Respecto de sus implicancias, ya el Fuero Juzgo, promulgado probablemente en el año 654, otorgaba efectos probatorios al acto de firmar. En la tercera de las Siete partidas de Alfonso X, se dedica el Título 18 a “De las escrituras y qué provecho nace de ella y en cuántas maneras se divide”. Ya en ese tiempo, en el año 1265, se entendía en su primera ley que: “Escritura de la que nace averiguación de prueba es toda carta que es hecha por mano de escribano público o sellada con sello de rey o de otra persona auténtica que sea de creer, y nace de ella muy gran provecho, pues es testimonio de las cosas pasadas y averiguación del pleito sobre la que es hecha; y hay muchas maneras de ella, pues o será privilegio de papa o de emperador o de rey sellado con su sello de oro o de plomo o firmado con signo antiguo, que era acostumbrado en aquella sazón, o cartas de estos señores o de alguna otra persona que tenga dignidad con sello de cera. Y aún hay otra manera de cartas que cada un otro hombre puede mandar hacer y sellar con su sello; y tales como estas valen para aquellas cuyas son, solamente que por su mandato sean hechas y selladas. Y otra escritura hay que hombre hace con su mano y sin sello, que es como manera de prueba, así como adelante se muestra; y hay otra escritura que llaman instrumento público, que es hecha por mano de escribano público”.
En el siglo XVII, las firmas escritas en papel se volvieron algo común. En 1677, el Parlamento inglés estableció que ciertos contratos debían incluir una firma para que fueran legalmente válidos. A partir de allí se admitió como forma de obligarse -en 1867- las firmas telegrafiadas; las firmas telefónicas, en 1918; la grabación de audio, en 1972, y el envío de fax, en 1988, como actos válidos para vincularse contractualmente.
Todas estas formas tecnológicas generan su propio espacio, antes que desplazar a la versión autógrafa. En tal sentido, el Instituto Grafológico Forense de Bilbao expresa: “A pesar de que estamos en la era de los avances tecnológicos, y que la escritura manuscrita sufre uno de sus peores momentos, hoy día todavía se sigue firmando, y se sigue exigiendo en todos los contratos que se plasmen las correspondientes firmas por parte de los implicados, como una manera de responsabilizarse, social y jurídicamente”.
Por ello, entiende al respecto: “Aunque sea un elemento proclive a su imitación y falsificación, la firma, sin embargo, sigue siendo uno de los mejores signos personales de identificación, al ser totalmente imposible que alguien pueda usurpar en todos sus rasgos gráficos, al verdadero autor de la misma.
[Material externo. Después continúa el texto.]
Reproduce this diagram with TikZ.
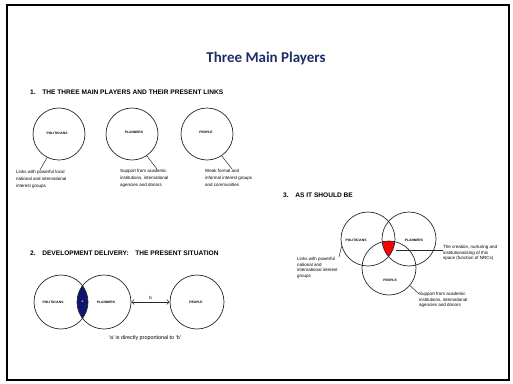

Esto, probablemente, sea uno de los factores fundamentales que asegure su supervivencia para el futuro”.
El Código Civil redactado por Dalmacio Vélez Sársfield dedicaba el art. 1012 a la firma, siendo una condición esencial para la existencia de todo acto escrito bajo forma privada el que estuviera suscripto por las partes. Ella asimismo no podía ser reemplazada por signos ni por las iniciales de los nombres o apellidos. Conforme el artículo siguiente, cuando el instrumento privado se hubiera hecho en varios ejemplares, no era necesario que la firma de todas las partes en cada uno de los originales; bastaba que cada uno de éstos, que estuviera en poder de una de las partes, llevara la firma de la otra.
En el art. 59 de la Ley de Contrato de Trabajo Nº 20744 de 1974 se reafirmó el concepto que la firma es condición esencial en todos los actos extendidos bajo forma privada, con motivo del contrato de trabajo. Pero en aquellos casos en que el trabajador no sabe o no ha podido firmar, basta con la individualización mediante impresión digital, pero la validez del acto dependerá de los restantes elementos de prueba que acrediten la efectiva realización del mismo.
Asimismo, en el art. 60 de dicha norma se expresa que la firma no puede ser otorgada en blanco por el trabajador y éste podrá oponerse al contenido del acto, demostrando que las declaraciones insertas en el documento no son reales.
Todas esas regulaciones se referían a la firma ológrafa. Pero, de cara al inicio del siglo XXI, harían su aparición las versiones electrónicas de la firma. Se trata de otra parte de la historia que, a pesar de su acentuado carácter tecnológico, remite a procesos ya regulados en el pasado de carácter bastante simple.